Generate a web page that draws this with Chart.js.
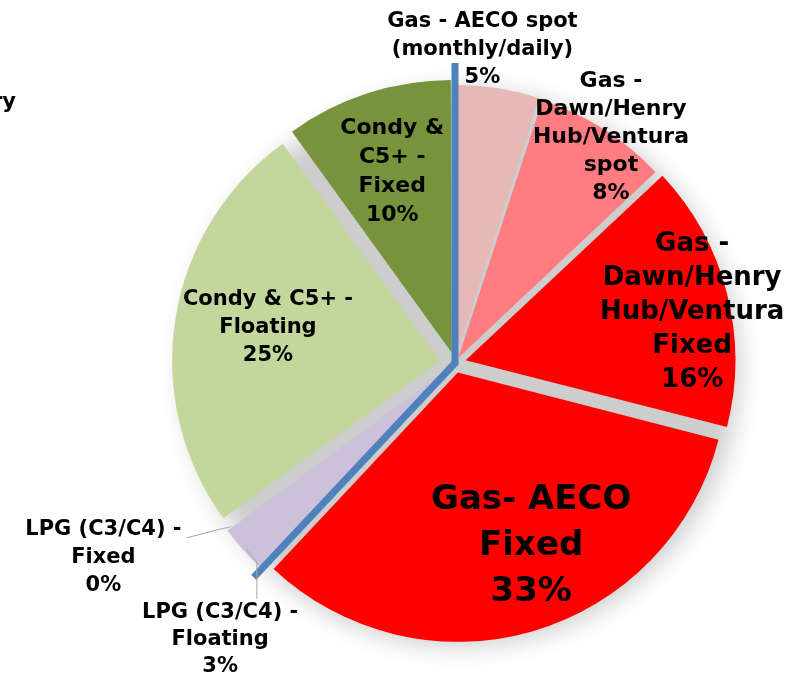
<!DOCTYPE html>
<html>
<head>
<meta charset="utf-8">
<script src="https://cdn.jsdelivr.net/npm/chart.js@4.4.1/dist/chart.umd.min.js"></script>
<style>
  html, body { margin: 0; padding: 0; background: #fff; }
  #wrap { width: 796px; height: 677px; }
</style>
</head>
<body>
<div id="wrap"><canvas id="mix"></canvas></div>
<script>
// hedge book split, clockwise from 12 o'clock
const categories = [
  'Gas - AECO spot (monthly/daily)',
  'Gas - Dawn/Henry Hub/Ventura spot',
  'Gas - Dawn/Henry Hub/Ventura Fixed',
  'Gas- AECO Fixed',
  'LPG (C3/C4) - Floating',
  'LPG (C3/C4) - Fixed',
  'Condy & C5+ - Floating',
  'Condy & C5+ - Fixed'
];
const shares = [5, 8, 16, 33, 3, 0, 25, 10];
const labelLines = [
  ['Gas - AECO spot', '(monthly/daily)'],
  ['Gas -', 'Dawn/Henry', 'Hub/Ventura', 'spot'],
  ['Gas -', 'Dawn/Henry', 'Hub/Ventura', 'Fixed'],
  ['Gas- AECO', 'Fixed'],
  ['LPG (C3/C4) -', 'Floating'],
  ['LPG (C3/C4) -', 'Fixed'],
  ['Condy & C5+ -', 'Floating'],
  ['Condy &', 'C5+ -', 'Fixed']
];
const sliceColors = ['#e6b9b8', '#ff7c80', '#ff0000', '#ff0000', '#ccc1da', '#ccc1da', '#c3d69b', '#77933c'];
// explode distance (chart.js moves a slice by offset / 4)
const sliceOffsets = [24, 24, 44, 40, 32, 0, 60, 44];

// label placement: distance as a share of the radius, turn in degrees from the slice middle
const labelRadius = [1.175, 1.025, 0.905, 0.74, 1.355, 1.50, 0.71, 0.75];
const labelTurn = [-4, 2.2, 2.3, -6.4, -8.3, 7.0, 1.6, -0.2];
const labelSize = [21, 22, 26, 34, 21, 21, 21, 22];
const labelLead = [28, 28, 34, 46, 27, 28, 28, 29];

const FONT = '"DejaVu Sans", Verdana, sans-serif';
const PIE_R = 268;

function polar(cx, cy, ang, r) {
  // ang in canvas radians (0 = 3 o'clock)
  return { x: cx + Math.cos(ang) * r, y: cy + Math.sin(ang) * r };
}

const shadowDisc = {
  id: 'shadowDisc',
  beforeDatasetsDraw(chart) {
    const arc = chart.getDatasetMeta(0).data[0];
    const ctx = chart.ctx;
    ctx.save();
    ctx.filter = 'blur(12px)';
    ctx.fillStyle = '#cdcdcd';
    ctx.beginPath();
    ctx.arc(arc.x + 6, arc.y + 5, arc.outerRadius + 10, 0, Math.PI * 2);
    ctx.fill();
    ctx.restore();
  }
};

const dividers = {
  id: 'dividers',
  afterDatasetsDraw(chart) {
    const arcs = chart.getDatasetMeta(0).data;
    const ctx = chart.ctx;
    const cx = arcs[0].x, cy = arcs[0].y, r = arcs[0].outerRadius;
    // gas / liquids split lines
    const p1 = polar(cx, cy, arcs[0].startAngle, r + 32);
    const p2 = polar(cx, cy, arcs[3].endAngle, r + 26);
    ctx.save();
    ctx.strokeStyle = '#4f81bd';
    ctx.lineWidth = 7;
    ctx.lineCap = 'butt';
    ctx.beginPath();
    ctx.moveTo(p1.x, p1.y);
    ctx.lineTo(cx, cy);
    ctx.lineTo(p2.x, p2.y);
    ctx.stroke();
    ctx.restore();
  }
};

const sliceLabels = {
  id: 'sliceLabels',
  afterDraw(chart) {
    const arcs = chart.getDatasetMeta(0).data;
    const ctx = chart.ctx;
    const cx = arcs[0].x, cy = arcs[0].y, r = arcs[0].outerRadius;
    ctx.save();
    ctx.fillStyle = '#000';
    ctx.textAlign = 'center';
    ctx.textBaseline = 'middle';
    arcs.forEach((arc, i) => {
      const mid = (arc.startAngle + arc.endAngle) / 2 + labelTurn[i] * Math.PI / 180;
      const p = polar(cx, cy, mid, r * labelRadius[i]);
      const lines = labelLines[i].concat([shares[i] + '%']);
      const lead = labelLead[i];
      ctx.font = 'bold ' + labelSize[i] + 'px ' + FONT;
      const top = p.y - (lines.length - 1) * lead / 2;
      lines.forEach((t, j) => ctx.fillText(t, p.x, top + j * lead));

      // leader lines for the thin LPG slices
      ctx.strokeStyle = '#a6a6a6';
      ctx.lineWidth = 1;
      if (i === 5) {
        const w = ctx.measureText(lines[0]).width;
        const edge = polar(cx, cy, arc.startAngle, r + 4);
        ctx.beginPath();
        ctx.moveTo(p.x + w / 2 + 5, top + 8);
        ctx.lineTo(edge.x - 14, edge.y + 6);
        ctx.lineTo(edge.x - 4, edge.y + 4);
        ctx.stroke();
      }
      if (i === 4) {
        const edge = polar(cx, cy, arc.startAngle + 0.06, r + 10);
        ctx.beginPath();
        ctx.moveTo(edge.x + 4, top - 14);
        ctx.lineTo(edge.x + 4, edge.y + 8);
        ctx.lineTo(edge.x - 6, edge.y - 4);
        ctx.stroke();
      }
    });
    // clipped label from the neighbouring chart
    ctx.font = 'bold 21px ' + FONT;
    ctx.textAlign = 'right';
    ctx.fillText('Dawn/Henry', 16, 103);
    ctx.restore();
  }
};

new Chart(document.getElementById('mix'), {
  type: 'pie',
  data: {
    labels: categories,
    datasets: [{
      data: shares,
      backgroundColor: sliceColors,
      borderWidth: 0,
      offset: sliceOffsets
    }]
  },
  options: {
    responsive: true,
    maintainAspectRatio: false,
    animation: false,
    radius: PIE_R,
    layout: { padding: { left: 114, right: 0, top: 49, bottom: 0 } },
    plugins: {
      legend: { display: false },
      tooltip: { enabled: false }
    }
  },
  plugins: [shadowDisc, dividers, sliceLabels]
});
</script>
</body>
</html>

### Exercise brief
Would you return the data exactly as written, without the pictures?

### Correct answer
Generate a web page that draws this with Chart.js.
<!DOCTYPE html>
<html>
<head>
<meta charset="utf-8">
<script src="https://cdn.jsdelivr.net/npm/chart.js@4.4.1/dist/chart.umd.min.js"></script>
<style>
  html, body { margin: 0; padding: 0; background: #fff; }
  #wrap { width: 796px; height: 677px; }
</style>
</head>
<body>
<div id="wrap"><canvas id="mix"></canvas></div>
<script>
// hedge book split, clockwise from 12 o'clock
const categories = [
  'Gas - AECO spot (monthly/daily)',
  'Gas - Dawn/Henry Hub/Ventura spot',
  'Gas - Dawn/Henry Hub/Ventura Fixed',
  'Gas- AECO Fixed',
  'LPG (C3/C4) - Floating',
  'LPG (C3/C4) - Fixed',
  'Condy & C5+ - Floating',
  'Condy & C5+ - Fixed'
];
const shares = [5, 8, 16, 33, 3, 0, 25, 10];
const labelLines = [
  ['Gas - AECO spot', '(monthly/daily)'],
  ['Gas -', 'Dawn/Henry', 'Hub/Ventura', 'spot'],
  ['Gas -', 'Dawn/Henry', 'Hub/Ventura', 'Fixed'],
  ['Gas- AECO', 'Fixed'],
  ['LPG (C3/C4) -', 'Floating'],
  ['LPG (C3/C4) -', 'Fixed'],
  ['Condy & C5+ -', 'Floating'],
  ['Condy &', 'C5+ -', 'Fixed']
];
const sliceColors = ['#e6b9b8', '#ff7c80', '#ff0000', '#ff0000', '#ccc1da', '#ccc1da', '#c3d69b', '#77933c'];
// explode distance (chart.js moves a slice by offset / 4)
const sliceOffsets = [24, 24, 44, 40, 32, 0, 60, 44];

// label placement: distance as a share of the radius, turn in degrees from the slice middle
const labelRadius = [1.175, 1.025, 0.905, 0.74, 1.355, 1.50, 0.71, 0.75];
const labelTurn = [-4, 2.2, 2.3, -6.4, -8.3, 7.0, 1.6, -0.2];
const labelSize = [21, 22, 26, 34, 21, 21, 21, 22];
const labelLead = [28, 28, 34, 46, 27, 28, 28, 29];

const FONT = '"DejaVu Sans", Verdana, sans-serif';
const PIE_R = 268;

function polar(cx, cy, ang, r) {
  // ang in canvas radians (0 = 3 o'clock)
  return { x: cx + Math.cos(ang) * r, y: cy + Math.sin(ang) * r };
}

const shadowDisc = {
  id: 'shadowDisc',
  beforeDatasetsDraw(chart) {
    const arc = chart.getDatasetMeta(0).data[0];
    const ctx = chart.ctx;
    ctx.save();
    ctx.filter = 'blur(12px)';
    ctx.fillStyle = '#cdcdcd';
    ctx.beginPath();
    ctx.arc(arc.x + 6, arc.y + 5, arc.outerRadius + 10, 0, Math.PI * 2);
    ctx.fill();
    ctx.restore();
  }
};

const dividers = {
  id: 'dividers',
  afterDatasetsDraw(chart) {
    const arcs = chart.getDatasetMeta(0).data;
    const ctx = chart.ctx;
    const cx = arcs[0].x, cy = arcs[0].y, r = arcs[0].outerRadius;
    // gas / liquids split lines
    const p1 = polar(cx, cy, arcs[0].startAngle, r + 32);
    const p2 = polar(cx, cy, arcs[3].endAngle, r + 26);
    ctx.save();
    ctx.strokeStyle = '#4f81bd';
    ctx.lineWidth = 7;
    ctx.lineCap = 'butt';
    ctx.beginPath();
    ctx.moveTo(p1.x, p1.y);
    ctx.lineTo(cx, cy);
    ctx.lineTo(p2.x, p2.y);
    ctx.stroke();
    ctx.restore();
  }
};

const sliceLabels = {
  id: 'sliceLabels',
  afterDraw(chart) {
    const arcs = chart.getDatasetMeta(0).data;
    const ctx = chart.ctx;
    const cx = arcs[0].x, cy = arcs[0].y, r = arcs[0].outerRadius;
    ctx.save();
    ctx.fillStyle = '#000';
    ctx.textAlign = 'center';
    ctx.textBaseline = 'middle';
    arcs.forEach((arc, i) => {
      const mid = (arc.startAngle + arc.endAngle) / 2 + labelTurn[i] * Math.PI / 180;
      const p = polar(cx, cy, mid, r * labelRadius[i]);
      const lines = labelLines[i].concat([shares[i] + '%']);
      const lead = labelLead[i];
      ctx.font = 'bold ' + labelSize[i] + 'px ' + FONT;
      const top = p.y - (lines.length - 1) * lead / 2;
      lines.forEach((t, j) => ctx.fillText(t, p.x, top + j * lead));

      // leader lines for the thin LPG slices
      ctx.strokeStyle = '#a6a6a6';
      ctx.lineWidth = 1;
      if (i === 5) {
        const w = ctx.measureText(lines[0]).width;
        const edge = polar(cx, cy, arc.startAngle, r + 4);
        ctx.beginPath();
        ctx.moveTo(p.x + w / 2 + 5, top + 8);
        ctx.lineTo(edge.x - 14, edge.y + 6);
        ctx.lineTo(edge.x - 4, edge.y + 4);
        ctx.stroke();
      }
      if (i === 4) {
        const edge = polar(cx, cy, arc.startAngle + 0.06, r + 10);
        ctx.beginPath();
        ctx.moveTo(edge.x + 4, top - 14);
        ctx.lineTo(edge.x + 4, edge.y + 8);
        ctx.lineTo(edge.x - 6, edge.y - 4);
        ctx.stroke();
      }
    });
    // clipped label from the neighbouring chart
    ctx.font = 'bold 21px ' + FONT;
    ctx.textAlign = 'right';
    ctx.fillText('Dawn/Henry', 16, 103);
    ctx.restore();
  }
};

new Chart(document.getElementById('mix'), {
  type: 'pie',
  data: {
    labels: categories,
    datasets: [{
      data: shares,
      backgroundColor: sliceColors,
      borderWidth: 0,
      offset: sliceOffsets
    }]
  },
  options: {
    responsive: true,
    maintainAspectRatio: false,
    animation: false,
    radius: PIE_R,
    layout: { padding: { left: 114, right: 0, top: 49, bottom: 0 } },
    plugins: {
      legend: { display: false },
      tooltip: { enabled: false }
    }
  },
  plugins: [shadowDisc, dividers, sliceLabels]
});
</script>
</body>
</html>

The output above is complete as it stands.